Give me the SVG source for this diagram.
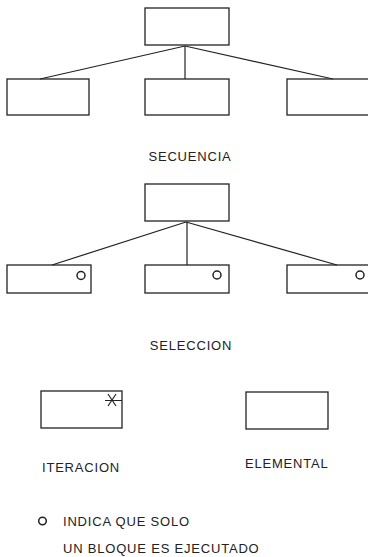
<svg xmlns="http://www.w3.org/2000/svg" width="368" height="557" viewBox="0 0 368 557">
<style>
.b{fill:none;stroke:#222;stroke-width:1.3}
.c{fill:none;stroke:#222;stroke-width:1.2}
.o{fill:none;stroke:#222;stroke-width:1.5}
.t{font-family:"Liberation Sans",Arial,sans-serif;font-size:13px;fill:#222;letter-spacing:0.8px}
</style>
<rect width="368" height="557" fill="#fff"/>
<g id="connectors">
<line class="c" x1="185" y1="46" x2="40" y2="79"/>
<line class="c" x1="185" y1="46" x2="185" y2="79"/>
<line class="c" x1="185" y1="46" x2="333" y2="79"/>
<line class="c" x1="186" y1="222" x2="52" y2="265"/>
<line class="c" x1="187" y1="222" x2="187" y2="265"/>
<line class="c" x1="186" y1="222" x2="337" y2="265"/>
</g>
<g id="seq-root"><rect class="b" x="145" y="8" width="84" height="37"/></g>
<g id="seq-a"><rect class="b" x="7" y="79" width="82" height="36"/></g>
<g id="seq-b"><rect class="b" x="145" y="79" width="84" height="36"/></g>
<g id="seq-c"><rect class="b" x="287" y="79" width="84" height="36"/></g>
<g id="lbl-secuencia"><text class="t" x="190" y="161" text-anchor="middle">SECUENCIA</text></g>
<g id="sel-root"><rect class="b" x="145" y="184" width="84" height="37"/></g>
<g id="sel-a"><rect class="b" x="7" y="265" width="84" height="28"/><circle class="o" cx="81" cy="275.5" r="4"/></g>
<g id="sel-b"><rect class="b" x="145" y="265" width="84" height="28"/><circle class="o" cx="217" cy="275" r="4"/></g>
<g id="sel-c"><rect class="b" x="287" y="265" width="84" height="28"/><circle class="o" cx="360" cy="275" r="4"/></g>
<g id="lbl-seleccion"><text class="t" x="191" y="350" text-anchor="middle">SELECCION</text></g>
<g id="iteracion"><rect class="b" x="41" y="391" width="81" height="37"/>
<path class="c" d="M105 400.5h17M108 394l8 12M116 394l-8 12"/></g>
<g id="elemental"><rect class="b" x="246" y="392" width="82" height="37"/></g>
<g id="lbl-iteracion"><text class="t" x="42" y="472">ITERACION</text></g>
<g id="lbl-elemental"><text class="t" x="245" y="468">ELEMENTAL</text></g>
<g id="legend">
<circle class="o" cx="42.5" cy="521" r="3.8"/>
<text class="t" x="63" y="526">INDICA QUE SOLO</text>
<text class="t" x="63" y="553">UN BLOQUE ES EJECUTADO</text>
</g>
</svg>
◇ ◇ ◇
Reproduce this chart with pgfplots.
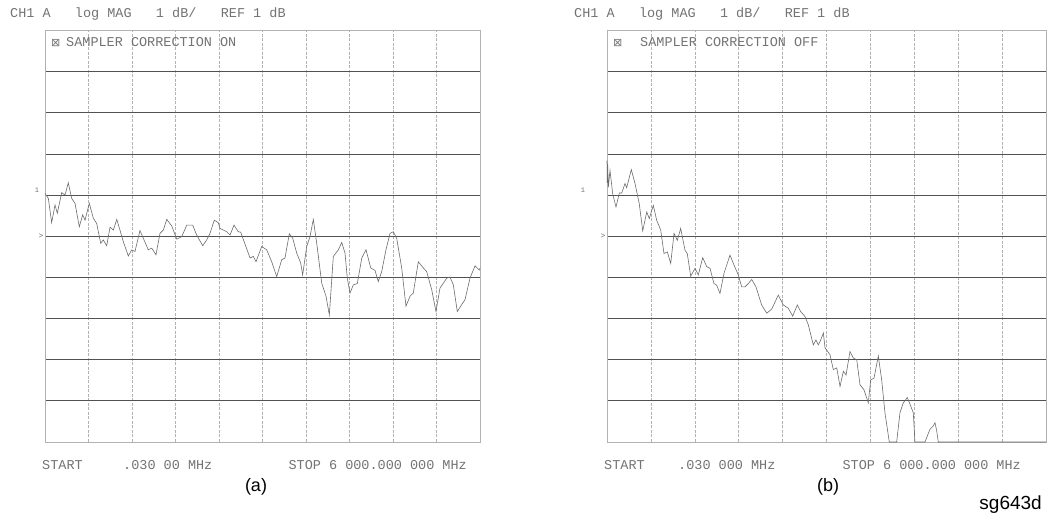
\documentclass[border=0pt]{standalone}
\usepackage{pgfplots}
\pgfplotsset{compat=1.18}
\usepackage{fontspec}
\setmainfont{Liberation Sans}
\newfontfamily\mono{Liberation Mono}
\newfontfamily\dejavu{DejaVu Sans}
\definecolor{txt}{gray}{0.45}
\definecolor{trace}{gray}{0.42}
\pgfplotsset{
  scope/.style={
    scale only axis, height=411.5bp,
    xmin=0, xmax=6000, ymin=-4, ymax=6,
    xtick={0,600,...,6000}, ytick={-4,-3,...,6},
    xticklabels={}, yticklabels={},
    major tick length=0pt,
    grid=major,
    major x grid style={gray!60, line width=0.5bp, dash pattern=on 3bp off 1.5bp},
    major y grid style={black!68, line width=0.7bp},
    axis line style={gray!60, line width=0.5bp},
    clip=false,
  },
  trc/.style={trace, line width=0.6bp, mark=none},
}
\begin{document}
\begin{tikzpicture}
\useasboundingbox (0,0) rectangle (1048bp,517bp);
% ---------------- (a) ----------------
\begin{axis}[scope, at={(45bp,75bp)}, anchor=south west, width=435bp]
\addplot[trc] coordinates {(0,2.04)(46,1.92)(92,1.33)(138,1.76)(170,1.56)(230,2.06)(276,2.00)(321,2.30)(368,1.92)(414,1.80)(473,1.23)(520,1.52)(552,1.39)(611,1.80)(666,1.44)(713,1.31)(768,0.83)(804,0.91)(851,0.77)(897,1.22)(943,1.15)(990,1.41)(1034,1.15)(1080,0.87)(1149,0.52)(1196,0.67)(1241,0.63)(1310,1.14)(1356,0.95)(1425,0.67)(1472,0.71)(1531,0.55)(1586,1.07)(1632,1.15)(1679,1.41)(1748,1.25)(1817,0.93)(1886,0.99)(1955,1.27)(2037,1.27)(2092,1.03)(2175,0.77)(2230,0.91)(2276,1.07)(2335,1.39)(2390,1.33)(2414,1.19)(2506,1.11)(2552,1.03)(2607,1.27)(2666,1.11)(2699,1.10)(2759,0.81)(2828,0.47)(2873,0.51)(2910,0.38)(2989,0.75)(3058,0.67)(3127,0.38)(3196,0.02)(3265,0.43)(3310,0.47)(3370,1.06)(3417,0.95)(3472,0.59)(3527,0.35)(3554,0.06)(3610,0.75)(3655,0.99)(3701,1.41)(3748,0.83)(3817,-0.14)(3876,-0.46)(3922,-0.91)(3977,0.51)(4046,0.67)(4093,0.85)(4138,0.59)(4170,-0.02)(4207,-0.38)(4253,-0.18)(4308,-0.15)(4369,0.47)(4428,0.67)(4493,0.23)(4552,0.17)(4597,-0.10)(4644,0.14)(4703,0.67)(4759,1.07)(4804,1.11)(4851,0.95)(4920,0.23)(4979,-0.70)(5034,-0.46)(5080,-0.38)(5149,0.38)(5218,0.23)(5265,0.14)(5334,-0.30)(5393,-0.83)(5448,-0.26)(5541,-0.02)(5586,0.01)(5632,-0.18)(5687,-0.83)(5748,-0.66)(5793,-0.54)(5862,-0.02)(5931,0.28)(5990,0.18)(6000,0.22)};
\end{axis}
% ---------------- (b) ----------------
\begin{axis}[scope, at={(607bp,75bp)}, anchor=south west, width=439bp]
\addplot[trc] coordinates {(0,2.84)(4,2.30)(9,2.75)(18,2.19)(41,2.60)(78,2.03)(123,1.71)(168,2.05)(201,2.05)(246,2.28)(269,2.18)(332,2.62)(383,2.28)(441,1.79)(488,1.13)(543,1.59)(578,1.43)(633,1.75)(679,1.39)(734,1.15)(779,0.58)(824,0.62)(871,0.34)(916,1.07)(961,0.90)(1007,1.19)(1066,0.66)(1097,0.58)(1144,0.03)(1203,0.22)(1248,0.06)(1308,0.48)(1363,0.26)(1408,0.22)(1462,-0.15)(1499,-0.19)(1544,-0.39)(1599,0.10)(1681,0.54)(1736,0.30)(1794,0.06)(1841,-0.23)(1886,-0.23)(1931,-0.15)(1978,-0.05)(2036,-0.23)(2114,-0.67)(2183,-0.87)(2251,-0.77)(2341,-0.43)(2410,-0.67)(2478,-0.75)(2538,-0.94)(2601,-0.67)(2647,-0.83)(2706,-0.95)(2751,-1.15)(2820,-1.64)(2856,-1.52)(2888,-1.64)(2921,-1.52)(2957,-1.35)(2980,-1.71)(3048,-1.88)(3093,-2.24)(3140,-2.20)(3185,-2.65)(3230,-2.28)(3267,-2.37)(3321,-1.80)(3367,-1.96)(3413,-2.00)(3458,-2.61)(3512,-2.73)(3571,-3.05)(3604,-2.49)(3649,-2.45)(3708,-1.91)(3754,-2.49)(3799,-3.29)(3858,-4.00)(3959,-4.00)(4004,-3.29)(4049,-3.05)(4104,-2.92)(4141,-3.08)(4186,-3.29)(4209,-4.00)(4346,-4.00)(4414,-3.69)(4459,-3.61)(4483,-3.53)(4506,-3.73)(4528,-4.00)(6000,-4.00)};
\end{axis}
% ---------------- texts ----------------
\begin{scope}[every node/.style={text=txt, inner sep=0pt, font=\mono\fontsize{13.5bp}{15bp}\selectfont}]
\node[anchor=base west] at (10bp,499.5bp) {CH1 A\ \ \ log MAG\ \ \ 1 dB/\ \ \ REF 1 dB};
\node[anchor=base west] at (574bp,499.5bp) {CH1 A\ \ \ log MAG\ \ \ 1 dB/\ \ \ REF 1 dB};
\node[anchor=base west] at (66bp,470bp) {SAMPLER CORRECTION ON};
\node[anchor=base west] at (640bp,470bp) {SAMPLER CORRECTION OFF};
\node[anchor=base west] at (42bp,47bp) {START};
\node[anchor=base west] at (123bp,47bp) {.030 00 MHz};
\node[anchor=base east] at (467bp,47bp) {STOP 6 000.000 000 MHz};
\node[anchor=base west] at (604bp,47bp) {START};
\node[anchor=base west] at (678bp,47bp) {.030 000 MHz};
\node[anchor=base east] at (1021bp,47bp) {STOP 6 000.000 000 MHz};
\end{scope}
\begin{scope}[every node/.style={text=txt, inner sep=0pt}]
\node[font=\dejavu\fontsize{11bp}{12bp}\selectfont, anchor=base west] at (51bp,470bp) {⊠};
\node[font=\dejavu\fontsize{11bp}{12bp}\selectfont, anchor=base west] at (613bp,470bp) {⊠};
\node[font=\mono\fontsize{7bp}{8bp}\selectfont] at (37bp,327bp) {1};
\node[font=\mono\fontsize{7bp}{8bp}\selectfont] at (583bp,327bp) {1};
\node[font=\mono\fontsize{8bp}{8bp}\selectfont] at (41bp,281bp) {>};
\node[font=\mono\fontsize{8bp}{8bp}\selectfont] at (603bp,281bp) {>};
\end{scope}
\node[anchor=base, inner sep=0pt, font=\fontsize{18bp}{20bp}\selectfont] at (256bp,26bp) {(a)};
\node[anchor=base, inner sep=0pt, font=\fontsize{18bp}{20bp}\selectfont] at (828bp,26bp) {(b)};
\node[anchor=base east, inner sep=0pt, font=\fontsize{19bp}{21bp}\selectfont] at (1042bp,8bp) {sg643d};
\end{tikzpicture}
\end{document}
◇ ◇ ◇
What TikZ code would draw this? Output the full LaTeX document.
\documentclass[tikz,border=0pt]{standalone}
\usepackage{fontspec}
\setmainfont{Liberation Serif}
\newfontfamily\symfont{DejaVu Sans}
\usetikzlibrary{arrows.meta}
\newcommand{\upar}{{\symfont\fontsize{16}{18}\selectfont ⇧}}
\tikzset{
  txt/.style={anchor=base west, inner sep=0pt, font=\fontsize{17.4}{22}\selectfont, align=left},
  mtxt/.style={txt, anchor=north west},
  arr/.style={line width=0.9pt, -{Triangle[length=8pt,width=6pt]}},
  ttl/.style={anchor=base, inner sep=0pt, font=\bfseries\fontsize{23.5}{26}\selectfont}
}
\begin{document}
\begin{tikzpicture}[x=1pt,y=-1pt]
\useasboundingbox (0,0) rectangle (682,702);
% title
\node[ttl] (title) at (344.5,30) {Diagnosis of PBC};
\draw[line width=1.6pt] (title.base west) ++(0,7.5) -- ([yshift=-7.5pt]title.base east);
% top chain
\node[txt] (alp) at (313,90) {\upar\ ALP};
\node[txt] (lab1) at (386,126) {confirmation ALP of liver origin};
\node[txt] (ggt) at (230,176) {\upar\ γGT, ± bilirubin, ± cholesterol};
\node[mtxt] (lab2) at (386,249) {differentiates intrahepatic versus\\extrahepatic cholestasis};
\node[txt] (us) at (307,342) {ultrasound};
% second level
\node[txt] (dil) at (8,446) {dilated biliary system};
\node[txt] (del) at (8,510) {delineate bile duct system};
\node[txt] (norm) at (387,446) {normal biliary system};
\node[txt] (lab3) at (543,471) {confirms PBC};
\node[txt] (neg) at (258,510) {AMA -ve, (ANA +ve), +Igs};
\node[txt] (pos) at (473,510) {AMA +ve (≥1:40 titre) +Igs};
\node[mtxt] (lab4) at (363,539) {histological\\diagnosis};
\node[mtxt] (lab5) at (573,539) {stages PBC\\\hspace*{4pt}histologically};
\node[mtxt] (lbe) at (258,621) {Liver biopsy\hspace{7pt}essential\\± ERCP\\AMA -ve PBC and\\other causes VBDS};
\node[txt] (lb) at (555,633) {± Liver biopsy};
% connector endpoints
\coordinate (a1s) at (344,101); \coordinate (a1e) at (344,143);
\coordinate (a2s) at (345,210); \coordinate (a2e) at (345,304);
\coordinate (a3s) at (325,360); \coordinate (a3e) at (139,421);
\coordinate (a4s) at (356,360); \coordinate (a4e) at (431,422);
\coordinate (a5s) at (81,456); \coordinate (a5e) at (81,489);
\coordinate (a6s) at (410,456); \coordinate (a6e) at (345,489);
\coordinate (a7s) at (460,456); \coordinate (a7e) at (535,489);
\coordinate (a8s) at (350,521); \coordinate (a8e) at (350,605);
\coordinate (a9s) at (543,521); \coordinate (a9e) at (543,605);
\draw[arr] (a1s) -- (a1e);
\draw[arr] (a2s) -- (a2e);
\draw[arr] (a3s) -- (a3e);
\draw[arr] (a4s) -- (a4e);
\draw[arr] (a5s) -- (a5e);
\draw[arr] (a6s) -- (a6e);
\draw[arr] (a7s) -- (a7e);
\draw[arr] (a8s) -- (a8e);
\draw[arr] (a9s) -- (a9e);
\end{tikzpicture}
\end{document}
◇ ◇ ◇
Stated goal: Extract, from the material above, each line holding the word "draw".

Exercise response:
What TikZ code would draw this? Output the full LaTeX document.
\draw[line width=1.6pt] (title.base west) ++(0,7.5) -- ([yshift=-7.5pt]title.base east);
\draw[arr] (a1s) -- (a1e);
\draw[arr] (a2s) -- (a2e);
\draw[arr] (a3s) -- (a3e);
\draw[arr] (a4s) -- (a4e);
\draw[arr] (a5s) -- (a5e);
\draw[arr] (a6s) -- (a6e);
\draw[arr] (a7s) -- (a7e);
\draw[arr] (a8s) -- (a8e);
\draw[arr] (a9s) -- (a9e);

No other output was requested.